「ラスト・ソルジャー」見たよ


戦国時代の中国。激しい戦いをずる賢く生き延びた“梁”の歩兵(ジャッキー・チェン)は、両軍ともに全滅した戦場で、敵国“衛”の傷を負った若き将軍(ワン・リーホン)を捕らえた。報酬がもらえると踏んだ歩兵は、将軍を捕虜として連れ帰ることにする。しかし、そんな歩兵の行く手を様々な障害が阻む。その中でも最大の敵は“衛”の捜索隊だった。彼らの狙いはなんと、将軍の救出ではなく暗殺。歩兵は無事将軍を“梁”へ連れ帰ることができるのか?

『ラスト・ソルジャー』作品情報 | cinemacafe.net

TOHOシネマズ宇都宮にて。


戦国時代を舞台にした作品ということでしたので、武器を片手にかっこよく戦うジャッキーが観られるんじゃないかと期待していったのですが、昨年公開されて話題になった新宿インシデントと同じくカンフーをほぼ封印して撮られた作品でした。
先日観たばかりの「Spy Next Door」や「ベストキッド」(こっちはちょっとだけでしたが)では強いジャッキー・すごいジャッキーの姿を見せてただけに少々意外に感じたのですが、でも作品としてはとても面白かったです。
アクションは控えめでありながらも魅せるところはきっちりと楽しませてくれるサービス精神はさすがでしてたし、あの予想もしていなかったラストの展開にはとても驚かされました。


日々いろんな映画を観たり本を読んだりしてわかってきたのは、わたしは「気の合わない人同士が打ち解けあう話」が好きだということです。そしてそのシチュエーションでよく出てくるのが、長い時間一緒に過ごしてお互いのことを知っていくうちに自然と仲を深めていくという展開であり、大抵この手の流れになるとわたしは作品の世界に吸い込まれるようにのめり込んでしまうのです。
恩田陸さんの「夜のピクニック」「まひるの月を追いかけて」や瀬尾まいこさんの「天国はまだ遠く」「図書館の神様」、そして映画だと「スタンド・バイ・ミー」や「レインマン」など、一緒にいる時間が相手との関係を変えてくれる作品の多くは、わたしにとってすばらしい傑作として心に刻まれています。
本作は、最初は敵対関係にある国の出身同士ということで常に命を狙いあう仲だった二人が一緒にいるうちに互いのよさを認め合い、命を助けあうほどの仲になっていくのですが、この流れがまたすごく自然でいいんですよね。
戦争という異常事態において戦う相手を自分と同じ人間だと理解することはとても難しいと思うし、そもそも相手を対等な立場の人間だと思わないようにしなければその相手を殺すなんてことは到底出来ないわけですが、そんなふうに思っていた相手とでも時間をかけて付き合っていけばこんなふうに打ち解けあえるんだという表現は、何だか観ていて心が温かくなります。

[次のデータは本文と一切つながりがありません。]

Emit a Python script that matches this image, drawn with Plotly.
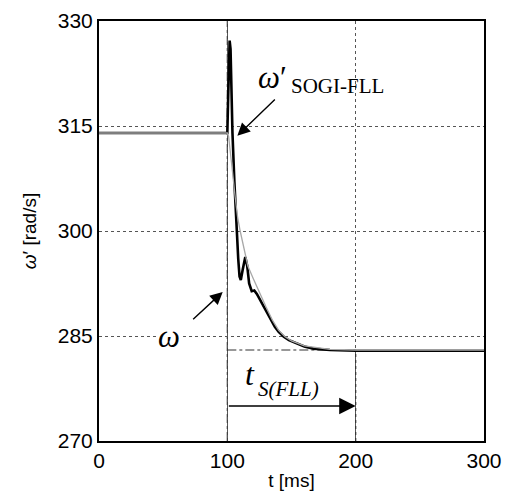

こんなのはきれいごとだとか作られた美談みたいで面白くないという人もいたし、それはたしかにそのとおりかも知れませんが、でもこんな信じがたい物語だからこそわたしはこの話のような出来事があったとあえて信じたいと思うし、すごく美しいと思うんですよね。


「どんな相手でもいつか分かり合える」なんてことは思ってませんが、でも「どんなに分かり合えなそうな人でももしかしたらいつか分かり合えるかも知れない」という希望を持つことがすごく素敵だと思います。ジャッキーも相手の人もすごくよかったです。


ひとつ気になっているというかすごく記憶に残っているのは、ジャッキーが眠り薬を飲まされた時に見た夢の中で勢いに任せて争っているうちにワン・リーホンを殺してしまうというシーンがあったのですが、それをみたときの違和感というかザワザワした気持ちがすごく気持ち悪い感触を心に残しています。
元々は敵対する間柄同士なので、本意ではないとは言え、殺されるよりは殺してしまうことの方が正しいことのはずですが、何だかものすごく後味の悪い過ちを犯してしまったような気持ちになったことがとても不思議でなりませんでした。
あれ、何だったんだろうな...。よくわからないのですがあの前後のシーンだけもう一回観てみたいです。


ちなみにこの間観た「桜田門外ノ変」の感想でも書きましたが、わたしは学生時代は歴史がとにかく嫌いでしたので世の多くの人が知っていて当然のような一般常識でも知らないことがたくさんあります。社会科の授業ってとにかく暗記することが多くて苦手だなといつも思っていたのですが、こういった映画で学べば楽しく歴史を知ることが出来るわけで、いまさらながら歴史について勉強してみたいと思う今日この頃です。